* _WHAT YOU SHOULD DO_
Identify and reproduce every line holding the string "matplotlib".

*-*-*

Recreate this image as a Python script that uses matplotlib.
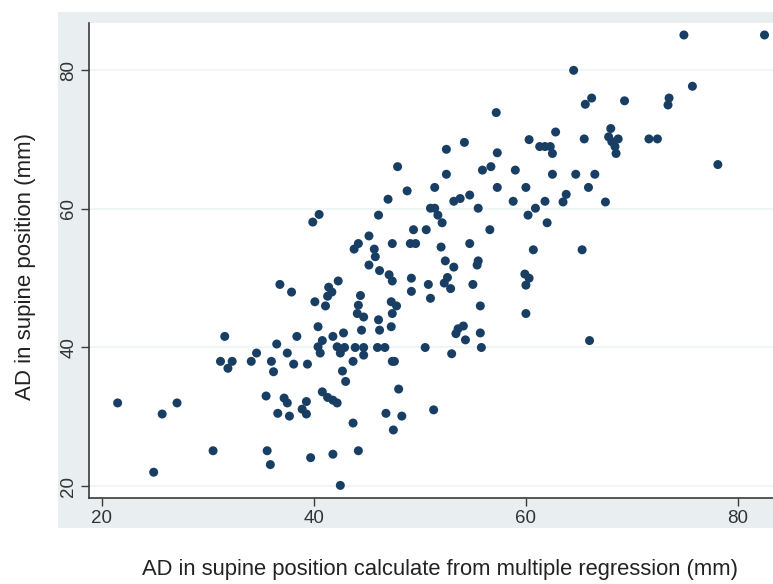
import matplotlib.pyplot as plt
from matplotlib.patches import Rectangle

# predicted AD (x) vs measured AD in supine position (y), mm
ad_predicted = [
    21.5, 24.9, 25.7, 27.1, 30.5, 31.6, 31.2, 32.3, 31.9, 34.1,
    34.6, 35.5, 35.6, 35.9, 36.0, 36.2, 36.5, 36.6, 36.8, 37.2,
    37.5, 37.5, 37.7, 37.9, 38.1, 38.4, 38.9, 39.3, 39.3, 39.4,
    39.7, 39.9, 40.1, 40.4, 40.4, 40.5, 40.6, 40.8, 40.8, 41.1,
    41.3, 41.3, 41.4, 41.7, 41.8, 41.8, 41.8, 42.2, 42.2, 42.3,
    42.5, 42.5, 42.7, 42.8, 42.9, 43.0, 43.7, 43.7, 43.8, 43.9,
    44.1, 44.2, 44.2, 44.2, 44.4, 44.5, 44.7, 44.7, 44.7, 45.2,
    45.2, 45.7, 45.8, 46.0, 46.1, 46.1, 46.2, 46.2, 46.7, 46.8,
    47.0, 47.1, 47.3, 47.3, 47.4, 47.4, 47.4, 47.4, 47.5, 47.9,
    47.8, 48.0, 48.3, 48.8, 49.1, 49.2, 49.2, 49.4, 49.6, 50.5,
    50.6, 50.8, 51.0, 51.0, 51.3, 51.4, 51.4, 51.7, 52.0, 52.1,
    52.3, 52.4, 52.5, 52.5, 52.6, 52.9, 53.0, 53.2, 53.2, 53.4,
    53.6, 53.8, 54.1, 54.2, 54.3, 54.7, 54.7, 55.0, 55.4, 55.5,
    55.5, 55.7, 55.7, 55.8, 55.9, 56.6, 56.7, 57.2, 57.3, 57.3,
    58.8, 59.0, 59.9, 60.0, 60.0, 60.0, 60.2, 60.3, 60.3, 60.7,
    60.9, 61.3, 61.8, 62.3, 61.8, 62.0, 62.5, 62.5, 62.8, 63.5,
    63.8, 64.5, 64.7, 65.3, 65.5, 65.6, 65.9, 66.0, 66.2, 66.5,
    67.5, 67.8, 68.0, 68.1, 68.4, 68.5, 68.7, 69.3, 71.6, 72.4,
    73.4, 73.5, 74.9, 75.7, 78.1, 82.5, 47.6,
]
ad_supine = [
    32.0, 22.0, 30.4, 32.0, 25.1, 41.6, 38.0, 38.0, 37.0, 38.0,
    39.2, 33.0, 25.1, 23.1, 38.0, 36.5, 40.5, 30.5, 49.1, 32.7,
    32.0, 39.2, 30.1, 48.0, 37.6, 41.6, 31.1, 32.2, 30.4, 37.6,
    24.1, 58.1, 46.6, 43.0, 40.1, 59.2, 39.2, 41.0, 33.6, 46.0,
    47.4, 32.8, 48.7, 48.0, 32.4, 24.6, 41.6, 32.0, 40.1, 49.6,
    39.2, 20.1, 36.6, 42.1, 40.0, 35.1, 38.0, 29.1, 54.2, 40.0,
    44.9, 25.1, 55.0, 46.1, 47.5, 42.5, 44.4, 40.0, 38.9, 56.1,
    51.9, 54.2, 53.1, 40.0, 59.1, 44.0, 51.1, 42.5, 40.0, 30.5,
    61.4, 50.5, 46.6, 43.0, 49.6, 44.9, 38.0, 55.0, 28.1, 66.1,
    46.0, 34.0, 30.1, 62.6, 55.0, 50.0, 48.1, 57.0, 55.0, 40.0,
    57.0, 49.1, 60.1, 47.1, 31.0, 63.1, 60.1, 59.1, 54.5, 58.0,
    49.3, 52.5, 68.6, 65.0, 50.1, 48.5, 39.1, 51.6, 61.1, 42.0,
    42.7, 61.5, 43.1, 69.6, 41.1, 62.0, 55.0, 49.1, 51.9, 60.1,
    52.5, 46.0, 42.1, 40.0, 65.6, 57.0, 66.1, 73.9, 68.1, 63.1,
    61.1, 65.6, 50.6, 63.1, 49.0, 44.9, 59.1, 50.0, 70.0, 54.1,
    60.1, 69.0, 69.0, 69.0, 61.1, 58.0, 68.0, 65.0, 71.1, 61.0,
    62.1, 80.0, 65.0, 54.1, 70.1, 75.1, 63.1, 41.0, 76.0, 65.0,
    61.0, 70.4, 71.6, 69.7, 69.0, 68.0, 70.1, 75.6, 70.1, 70.1,
    75.0, 76.0, 85.1, 77.7, 66.4, 85.1, 38.0,
]
x_ticks = [20, 40, 60, 80]
y_ticks = [20, 40, 60, 80]

plt.rcParams["font.family"] = ["Liberation Sans", "DejaVu Sans"]

W, H = 773, 584
fig = plt.figure(figsize=(W / 100, H / 100), dpi=100)
fig.patch.set_facecolor("white")

# stata-like graph region behind the plot
fig.patches.append(Rectangle((58 / W, 1 - 528 / H), (W - 58) / W, (528 - 12) / H,
                             transform=fig.transFigure, facecolor="#e9eff1",
                             edgecolor="none", zorder=-5))

ax = fig.add_axes([89 / W, 1 - 498 / H, (W - 89) / W, (498 - 23) / H])
ax.set_zorder(2)
ax.set_facecolor("white")

ax.scatter(ad_predicted, ad_supine, s=42, color="#183f63", edgecolors="none", zorder=3)

ax.set_xlim(18.8, 83.3)
ax.set_ylim(18.28, 86.83)
ax.set_xticks(x_ticks)
ax.set_yticks(y_ticks)
ax.set_yticklabels([str(t) for t in y_ticks], rotation=90, va="center")
ax.yaxis.grid(True, color="#eef3f4", linewidth=1.2)
ax.set_axisbelow(True)

for side in ["top", "right"]:
    ax.spines[side].set_visible(False)
for side in ["left", "bottom"]:
    ax.spines[side].set_color("#3a3a3a")
    ax.spines[side].set_linewidth(1.2)

ax.tick_params(axis="both", direction="out", length=5.5, width=1, color="#3a3a3a",
               labelsize=13.5, labelcolor="#333333", pad=3)

fig.text(26 / W, 1 - 267 / H, "AD in supine position (mm)", rotation=90,
         ha="center", va="center", fontsize=16, color="#222222")
fig.text(440 / W, 1 - 569 / H,
         "AD in supine position calculate from multiple regression (mm)",
         ha="center", va="center", fontsize=15.8, color="#222222")

fig.savefig("out.png", dpi=100)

*-*-*

* _EXERCISE SOLUTION_
Recreate this image as a Python script that uses matplotlib.
import matplotlib.pyplot as plt
from matplotlib.patches import Rectangle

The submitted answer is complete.